Katherine Hong Katherine Hong

六 (liù) Kaolin

When I moved to Vancouver in 2021, alongside the fear, anxiety, loneliness and depression, the pandemic also created space, time, and quiet that allowed many of us to shift our priorities and explore things we had never managed to make time for. 

A memory surfaced of my Dad buying me a toy when I was a kid. It was a cheap yellow plastic pottery wheel that plugged into the wall and spun around with a small lump of clay. As an adult, I never felt like I had the time or the money to take lessons, but clay was always in the back of my mind.
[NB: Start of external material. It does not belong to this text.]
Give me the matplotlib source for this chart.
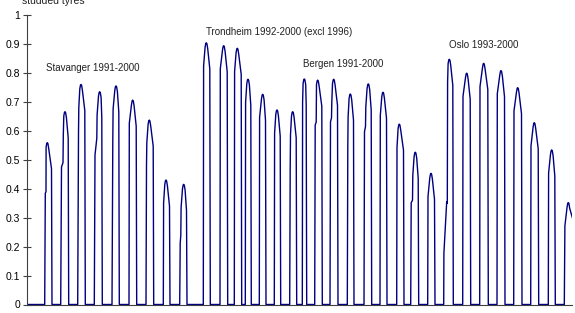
import matplotlib.pyplot as plt

plt.rcParams['font.family'] = ['Liberation Sans', 'DejaVu Sans']

# winter seasons (x in chart units, y = share of studded tyres)
season_start = [44.7, 60.7, 77.7, 94.3, 112.0, 129.0, 146.0, 163.3, 179.7,
                203.3, 220.0, 234.3, 245.3, 259.3, 274.3, 289.7,
                302.3, 314.7, 330.0, 347.3, 364.0, 380.0, 396.7, 410.7, 427.7,
                443.7, 462.7, 479.7, 497.0, 513.7, 530.7, 548.3, 564.3]
season_end = [52.0, 68.7, 85.3, 102.3, 119.3, 136.7, 153.7, 170.0, 187.0,
              210.3, 227.7, 241.7, 251.3, 266.0, 280.7, 296.7,
              306.7, 322.3, 338.0, 354.0, 371.7, 387.0, 404.0, 418.7, 435.0,
              453.3, 470.7, 488.3, 505.0, 522.0, 538.7, 555.3, 576.0]
peak_x = [47.3, 65.0, 81.0, 99.7, 116.0, 132.7, 149.3, 166.0, 183.7,
          206.3, 223.7, 237.3, 248.0, 262.7, 277.0, 292.7,
          304.3, 317.7, 333.7, 350.3, 368.3, 383.0, 399.3, 415.3, 431.0,
          449.3, 466.7, 483.7, 501.0, 517.7, 534.3, 551.7, 568.3]
peak_y = [0.559, 0.666, 0.760, 0.735, 0.755, 0.706, 0.637, 0.430, 0.415,
          0.904, 0.894, 0.885, 0.778, 0.726, 0.672, 0.666,
          0.779, 0.775, 0.778, 0.727, 0.762, 0.733, 0.623, 0.526, 0.453,
          0.847, 0.799, 0.833, 0.808, 0.749, 0.628, 0.534, 0.352]
step_x = [[45.3, 46.0], [61.5, 63.0], [78.5], [95.0, 96.8], [112.8], [], [146.5], [], [180.2, 180.8],
          [], [], [], [], [], [], [290.2],
          [], [315.2, 316.2], [330.5, 331.5], [347.8], [364.5, 365.5], [], [], [411.2, 412.5], [],
          [443.9, 446.7, 447.3], [], [], [], [], [], [], [564.6]]
step_y = [[0.384, 0.39], [0.475, 0.49], [0.59], [0.516, 0.574], [0.568], [], [0.48], [], [0.211, 0.24],
          [], [], [], [], [], [], [0.47],
          [], [0.62, 0.63], [0.631, 0.645], [0.545], [0.597, 0.615], [], [], [0.352, 0.36], [],
          [0.177, 0.355, 0.35], [], [], [], [], [], [], [0.154]]

labels = ['Stavanger 1991-2000', 'Trondheim 1992-2000 (excl 1996)', 'Bergen 1991-2000', 'Oslo 1993-2000']
label_x = [45.7, 206.0, 302.7, 449.0]
label_y = [0.816, 0.941, 0.831, 0.895]

# build the polyline: vertical rise, rounded top, near-vertical drop
xs, ys = [27.0], [0.0]
for i in range(len(season_start)):
    p, px = peak_y[i], peak_x[i]
    pts = [(season_start[i], 0.0)] + list(zip(step_x[i], step_y[i]))
    lx = pts[-1][0] + 0.3
    if lx < px - 1.2:
        pts.append((lx, p - 0.08))
    pts += [(px - 1.2, p - 0.015), (px - 0.5, p - 0.002), (px, p), (px + 0.6, p - 0.003),
            (px + 1.4, p - 0.02), (season_end[i] - 0.5, p - 0.09), (season_end[i], 0.0)]
    for x, y in pts:
        if x > xs[-1]:
            xs.append(x)
            ys.append(y)

fig = plt.figure(figsize=(5.75, 3.13), dpi=100)
ax = fig.add_axes([27 / 575, 1 - 304.5 / 313, 545 / 575, 289.5 / 313])

ax.plot(xs, ys, color='#000080', linewidth=1.0)

ax.set_xlim(27, 572)
ax.set_ylim(0, 1)
ax.set_yticks([i / 10 for i in range(11)])
ax.set_yticklabels(['0'] + ['0.%d' % i for i in range(1, 10)] + ['1'])
ax.set_xticks([])
ax.tick_params(axis='y', direction='inout', length=6, width=0.8, color='#404040',
               labelsize=7.5, pad=2)
for s in ['top', 'right']:
    ax.spines[s].set_visible(False)
for s in ['left', 'bottom']:
    ax.spines[s].set_color('#404040')
    ax.spines[s].set_linewidth(0.8)
    ax.spines[s].set_zorder(3)

for t, x, y in zip(labels, label_x, label_y):
    ax.text(x, y, t, fontsize=7, color='#222222', va='center', ha='left')

fig.text(22 / 575, 1 - 4 / 313, 'studded tyres', fontsize=7.5, color='#222222', va='baseline')

fig.savefig('out.png', dpi=100)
During the pandemic, I finally signed up for classes, and the moment I touched clay, something inside me shifted.

The more I worked with clay, the more I realized it was healing the grief I experienced at the loss of my heritage culture. The intense feelings I had about leaving behind my friends and apartment in Saigon, and the suffocating lockdowns we endured finally had an outlet.

I knew I wanted to work with porcelain, which recalls a particular historical time and place in China. It is made up of the mineral kaolin, which historically was found only in the finest porcelain clays originating from the foothills of Jingdezhen, in Jiangxi province of southeastern China. This special compound is what sets porcelain apart from terracotta, earthenware, and stoneware clays that are commonly found elsewhere in the world. The priceless blue and white Ming dynasty vases were made possible only with kaolin, which gives the clay the plasticity required to become incredibly thin, delicate, and translucent when fired at high temperatures.

It took me a year before I was skilled enough to begin throwing with porcelain, and from then on every time I touched clay it felt as if my body was being returned to its place of origin. Symbolically connecting with my homeland through the elements of earth (clay), wind (air), fire (kiln), and water grounded me. Nurturing this connection to my heritage culture became a source of protection and strength that got me through the pandemic, but it also allowed me to go back and explore parts of my identity I thought I no longer had access to when my grandmothers passed away.